**Set problem:** Exclude pictures. Extract exactly the lines from the one that contains "Rebuild this chart" down to the one that contains "yticks = [0, 2000, 4000, 6000, 8000, 10000, 12000]", both included.

======== Dataset records ========

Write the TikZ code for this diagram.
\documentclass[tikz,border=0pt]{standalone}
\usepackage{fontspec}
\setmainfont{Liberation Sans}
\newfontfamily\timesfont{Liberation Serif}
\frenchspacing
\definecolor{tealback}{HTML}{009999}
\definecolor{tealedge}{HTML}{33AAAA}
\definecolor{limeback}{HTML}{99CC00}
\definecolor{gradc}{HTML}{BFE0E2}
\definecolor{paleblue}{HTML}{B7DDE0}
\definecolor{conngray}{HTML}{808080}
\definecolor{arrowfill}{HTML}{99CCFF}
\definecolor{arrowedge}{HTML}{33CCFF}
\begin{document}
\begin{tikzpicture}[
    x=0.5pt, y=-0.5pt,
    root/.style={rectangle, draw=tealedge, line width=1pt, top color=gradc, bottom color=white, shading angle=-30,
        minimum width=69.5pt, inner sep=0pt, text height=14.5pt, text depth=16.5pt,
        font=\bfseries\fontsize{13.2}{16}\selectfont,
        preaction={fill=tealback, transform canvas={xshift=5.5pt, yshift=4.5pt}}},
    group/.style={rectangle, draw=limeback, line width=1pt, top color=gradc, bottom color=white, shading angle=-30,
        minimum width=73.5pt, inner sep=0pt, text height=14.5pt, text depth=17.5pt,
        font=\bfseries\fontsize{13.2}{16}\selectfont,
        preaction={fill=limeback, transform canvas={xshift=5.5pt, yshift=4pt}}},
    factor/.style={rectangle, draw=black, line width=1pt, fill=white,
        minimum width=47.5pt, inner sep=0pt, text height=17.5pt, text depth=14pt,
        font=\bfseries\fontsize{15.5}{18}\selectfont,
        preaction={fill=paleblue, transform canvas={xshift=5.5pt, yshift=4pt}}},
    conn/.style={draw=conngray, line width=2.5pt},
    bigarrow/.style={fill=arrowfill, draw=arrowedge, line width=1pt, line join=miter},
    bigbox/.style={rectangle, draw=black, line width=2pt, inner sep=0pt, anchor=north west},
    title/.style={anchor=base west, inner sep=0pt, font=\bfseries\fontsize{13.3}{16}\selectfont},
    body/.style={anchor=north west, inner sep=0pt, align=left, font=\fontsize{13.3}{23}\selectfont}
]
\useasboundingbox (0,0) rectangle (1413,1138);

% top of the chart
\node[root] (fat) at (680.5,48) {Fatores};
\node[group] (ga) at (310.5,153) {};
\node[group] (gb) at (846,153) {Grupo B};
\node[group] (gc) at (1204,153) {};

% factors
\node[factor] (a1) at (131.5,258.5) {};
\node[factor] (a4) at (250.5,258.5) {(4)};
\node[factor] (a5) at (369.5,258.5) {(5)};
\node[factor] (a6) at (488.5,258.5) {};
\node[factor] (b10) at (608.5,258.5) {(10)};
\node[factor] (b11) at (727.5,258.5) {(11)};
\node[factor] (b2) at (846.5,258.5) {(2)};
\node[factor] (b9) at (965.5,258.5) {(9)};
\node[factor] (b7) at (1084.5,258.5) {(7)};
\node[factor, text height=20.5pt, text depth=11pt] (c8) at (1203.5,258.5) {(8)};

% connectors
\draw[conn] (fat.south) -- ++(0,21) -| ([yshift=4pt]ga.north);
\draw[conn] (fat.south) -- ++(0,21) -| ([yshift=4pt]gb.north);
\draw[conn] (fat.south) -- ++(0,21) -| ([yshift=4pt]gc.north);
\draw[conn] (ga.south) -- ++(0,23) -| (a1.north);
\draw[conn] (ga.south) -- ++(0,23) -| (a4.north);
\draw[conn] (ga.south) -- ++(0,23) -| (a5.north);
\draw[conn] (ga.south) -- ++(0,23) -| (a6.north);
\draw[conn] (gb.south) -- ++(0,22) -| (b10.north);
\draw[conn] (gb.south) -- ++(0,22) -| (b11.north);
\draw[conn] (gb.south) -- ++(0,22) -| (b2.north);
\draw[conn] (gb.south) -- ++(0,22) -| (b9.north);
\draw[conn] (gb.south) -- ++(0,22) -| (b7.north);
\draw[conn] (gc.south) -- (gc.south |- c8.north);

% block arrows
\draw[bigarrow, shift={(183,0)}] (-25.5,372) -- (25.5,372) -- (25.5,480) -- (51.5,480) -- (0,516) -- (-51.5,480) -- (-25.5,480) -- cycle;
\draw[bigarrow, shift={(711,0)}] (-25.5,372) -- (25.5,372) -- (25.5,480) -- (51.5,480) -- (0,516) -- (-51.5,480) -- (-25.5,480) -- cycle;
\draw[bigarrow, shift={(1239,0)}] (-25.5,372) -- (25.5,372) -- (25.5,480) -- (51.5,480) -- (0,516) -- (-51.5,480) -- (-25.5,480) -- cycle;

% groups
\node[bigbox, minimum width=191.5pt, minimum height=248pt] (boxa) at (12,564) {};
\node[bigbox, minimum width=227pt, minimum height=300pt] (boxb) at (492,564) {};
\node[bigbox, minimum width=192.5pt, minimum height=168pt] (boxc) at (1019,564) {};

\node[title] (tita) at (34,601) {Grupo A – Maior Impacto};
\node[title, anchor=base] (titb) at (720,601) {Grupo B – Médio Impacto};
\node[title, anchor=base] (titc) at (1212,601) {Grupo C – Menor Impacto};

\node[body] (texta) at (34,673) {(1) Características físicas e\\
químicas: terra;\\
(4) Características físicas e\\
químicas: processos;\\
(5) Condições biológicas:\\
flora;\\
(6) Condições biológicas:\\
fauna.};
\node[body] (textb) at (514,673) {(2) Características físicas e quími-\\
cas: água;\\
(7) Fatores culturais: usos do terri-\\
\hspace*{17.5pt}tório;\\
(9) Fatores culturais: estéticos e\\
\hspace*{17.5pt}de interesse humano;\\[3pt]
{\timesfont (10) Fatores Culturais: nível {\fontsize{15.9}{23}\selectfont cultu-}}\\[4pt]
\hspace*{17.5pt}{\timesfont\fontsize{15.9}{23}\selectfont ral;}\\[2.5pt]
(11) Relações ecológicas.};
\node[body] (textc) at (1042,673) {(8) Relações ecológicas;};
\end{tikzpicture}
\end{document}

========
======== Dataset records ========

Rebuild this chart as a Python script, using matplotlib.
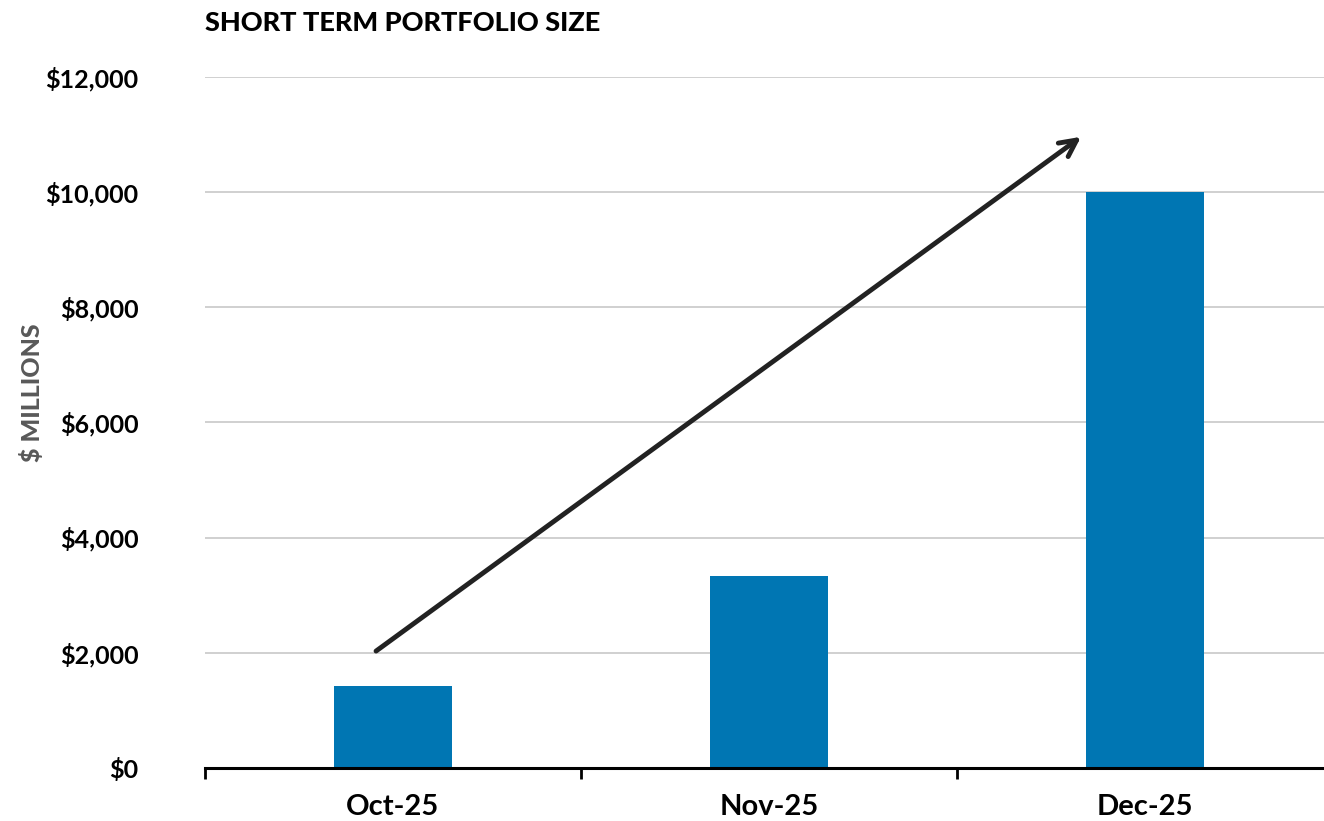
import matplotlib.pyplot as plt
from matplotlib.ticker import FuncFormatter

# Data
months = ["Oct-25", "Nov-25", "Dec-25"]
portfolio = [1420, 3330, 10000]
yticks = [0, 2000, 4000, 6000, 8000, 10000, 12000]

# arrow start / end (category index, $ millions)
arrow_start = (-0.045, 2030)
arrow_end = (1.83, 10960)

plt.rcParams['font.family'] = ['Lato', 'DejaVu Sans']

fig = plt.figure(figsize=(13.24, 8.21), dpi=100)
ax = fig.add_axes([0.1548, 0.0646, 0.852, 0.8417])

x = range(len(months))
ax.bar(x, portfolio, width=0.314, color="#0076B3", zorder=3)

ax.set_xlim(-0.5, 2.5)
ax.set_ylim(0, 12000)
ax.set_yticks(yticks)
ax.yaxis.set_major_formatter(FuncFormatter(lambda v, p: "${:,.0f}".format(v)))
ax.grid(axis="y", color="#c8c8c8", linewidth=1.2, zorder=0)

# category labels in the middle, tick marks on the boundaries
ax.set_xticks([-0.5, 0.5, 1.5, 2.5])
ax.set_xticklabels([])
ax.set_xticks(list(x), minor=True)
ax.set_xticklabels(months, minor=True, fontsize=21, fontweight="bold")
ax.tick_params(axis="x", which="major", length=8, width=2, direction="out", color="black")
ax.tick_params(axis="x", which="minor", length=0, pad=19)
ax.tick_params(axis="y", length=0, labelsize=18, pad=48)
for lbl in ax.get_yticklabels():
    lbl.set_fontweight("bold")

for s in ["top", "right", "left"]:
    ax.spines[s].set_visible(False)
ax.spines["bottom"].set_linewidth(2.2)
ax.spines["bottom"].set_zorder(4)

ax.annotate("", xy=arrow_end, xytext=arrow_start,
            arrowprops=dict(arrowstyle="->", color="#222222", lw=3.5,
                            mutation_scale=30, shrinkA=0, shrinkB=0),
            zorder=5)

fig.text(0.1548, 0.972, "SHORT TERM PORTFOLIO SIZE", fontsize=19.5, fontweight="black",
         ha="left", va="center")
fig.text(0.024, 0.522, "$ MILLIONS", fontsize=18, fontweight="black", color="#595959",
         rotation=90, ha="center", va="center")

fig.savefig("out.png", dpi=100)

========
======== Dataset records ========

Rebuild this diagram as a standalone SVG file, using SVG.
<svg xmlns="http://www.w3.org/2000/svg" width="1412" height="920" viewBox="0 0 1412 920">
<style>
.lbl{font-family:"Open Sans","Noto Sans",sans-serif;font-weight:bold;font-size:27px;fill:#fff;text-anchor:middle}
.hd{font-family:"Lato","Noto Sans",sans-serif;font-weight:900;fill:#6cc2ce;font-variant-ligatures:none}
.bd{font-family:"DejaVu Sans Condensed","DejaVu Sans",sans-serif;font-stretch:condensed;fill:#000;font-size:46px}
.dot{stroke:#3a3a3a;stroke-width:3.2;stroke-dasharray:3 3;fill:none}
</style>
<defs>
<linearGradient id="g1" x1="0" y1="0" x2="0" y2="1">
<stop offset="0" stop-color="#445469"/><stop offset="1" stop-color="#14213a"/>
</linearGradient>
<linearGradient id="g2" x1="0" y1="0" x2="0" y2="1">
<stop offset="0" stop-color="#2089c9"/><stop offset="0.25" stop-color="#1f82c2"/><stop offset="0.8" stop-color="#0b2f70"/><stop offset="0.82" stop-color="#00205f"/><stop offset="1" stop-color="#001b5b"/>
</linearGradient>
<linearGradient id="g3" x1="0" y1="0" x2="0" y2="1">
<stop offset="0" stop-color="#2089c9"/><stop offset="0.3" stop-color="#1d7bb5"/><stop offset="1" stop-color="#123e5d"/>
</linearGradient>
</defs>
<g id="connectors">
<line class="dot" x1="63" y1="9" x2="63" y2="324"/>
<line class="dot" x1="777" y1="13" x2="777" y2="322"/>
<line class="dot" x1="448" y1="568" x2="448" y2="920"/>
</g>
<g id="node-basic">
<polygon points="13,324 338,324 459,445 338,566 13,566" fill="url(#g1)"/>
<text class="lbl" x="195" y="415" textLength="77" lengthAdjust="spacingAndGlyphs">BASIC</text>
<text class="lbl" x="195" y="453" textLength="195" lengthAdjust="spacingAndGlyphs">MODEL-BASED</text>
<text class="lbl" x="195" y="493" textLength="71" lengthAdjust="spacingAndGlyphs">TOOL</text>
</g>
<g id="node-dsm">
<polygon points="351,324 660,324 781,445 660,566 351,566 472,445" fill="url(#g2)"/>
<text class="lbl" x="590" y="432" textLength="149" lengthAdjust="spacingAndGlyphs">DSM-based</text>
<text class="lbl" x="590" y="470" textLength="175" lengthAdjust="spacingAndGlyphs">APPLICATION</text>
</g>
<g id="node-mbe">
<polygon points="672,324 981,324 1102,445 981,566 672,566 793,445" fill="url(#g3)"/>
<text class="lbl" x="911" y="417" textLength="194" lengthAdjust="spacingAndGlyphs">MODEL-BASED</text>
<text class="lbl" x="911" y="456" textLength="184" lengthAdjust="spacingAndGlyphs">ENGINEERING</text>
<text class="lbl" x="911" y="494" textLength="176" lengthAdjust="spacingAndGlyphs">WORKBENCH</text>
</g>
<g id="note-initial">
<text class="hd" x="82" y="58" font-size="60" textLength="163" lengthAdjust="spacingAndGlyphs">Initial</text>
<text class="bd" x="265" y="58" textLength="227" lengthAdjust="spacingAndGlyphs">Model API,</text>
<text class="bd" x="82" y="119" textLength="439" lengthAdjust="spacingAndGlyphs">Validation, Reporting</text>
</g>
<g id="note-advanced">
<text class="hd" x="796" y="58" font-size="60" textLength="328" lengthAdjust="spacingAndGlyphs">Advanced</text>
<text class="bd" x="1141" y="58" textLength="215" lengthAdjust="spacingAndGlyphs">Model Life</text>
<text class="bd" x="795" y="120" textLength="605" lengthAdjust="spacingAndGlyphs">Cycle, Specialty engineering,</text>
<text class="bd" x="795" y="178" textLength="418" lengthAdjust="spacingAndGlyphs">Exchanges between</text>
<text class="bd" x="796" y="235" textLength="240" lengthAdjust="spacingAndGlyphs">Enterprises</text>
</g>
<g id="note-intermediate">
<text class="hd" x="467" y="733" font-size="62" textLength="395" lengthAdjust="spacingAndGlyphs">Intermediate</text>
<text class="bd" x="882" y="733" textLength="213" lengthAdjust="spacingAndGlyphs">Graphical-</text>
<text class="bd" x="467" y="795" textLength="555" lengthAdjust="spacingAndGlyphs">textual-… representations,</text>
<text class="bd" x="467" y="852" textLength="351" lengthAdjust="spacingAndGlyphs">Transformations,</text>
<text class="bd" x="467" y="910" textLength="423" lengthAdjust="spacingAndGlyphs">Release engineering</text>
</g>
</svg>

========

**Response to this task:**
Rebuild this chart as a Python script, using matplotlib.
import matplotlib.pyplot as plt
from matplotlib.ticker import FuncFormatter

# Data
months = ["Oct-25", "Nov-25", "Dec-25"]
portfolio = [1420, 3330, 10000]
yticks = [0, 2000, 4000, 6000, 8000, 10000, 12000]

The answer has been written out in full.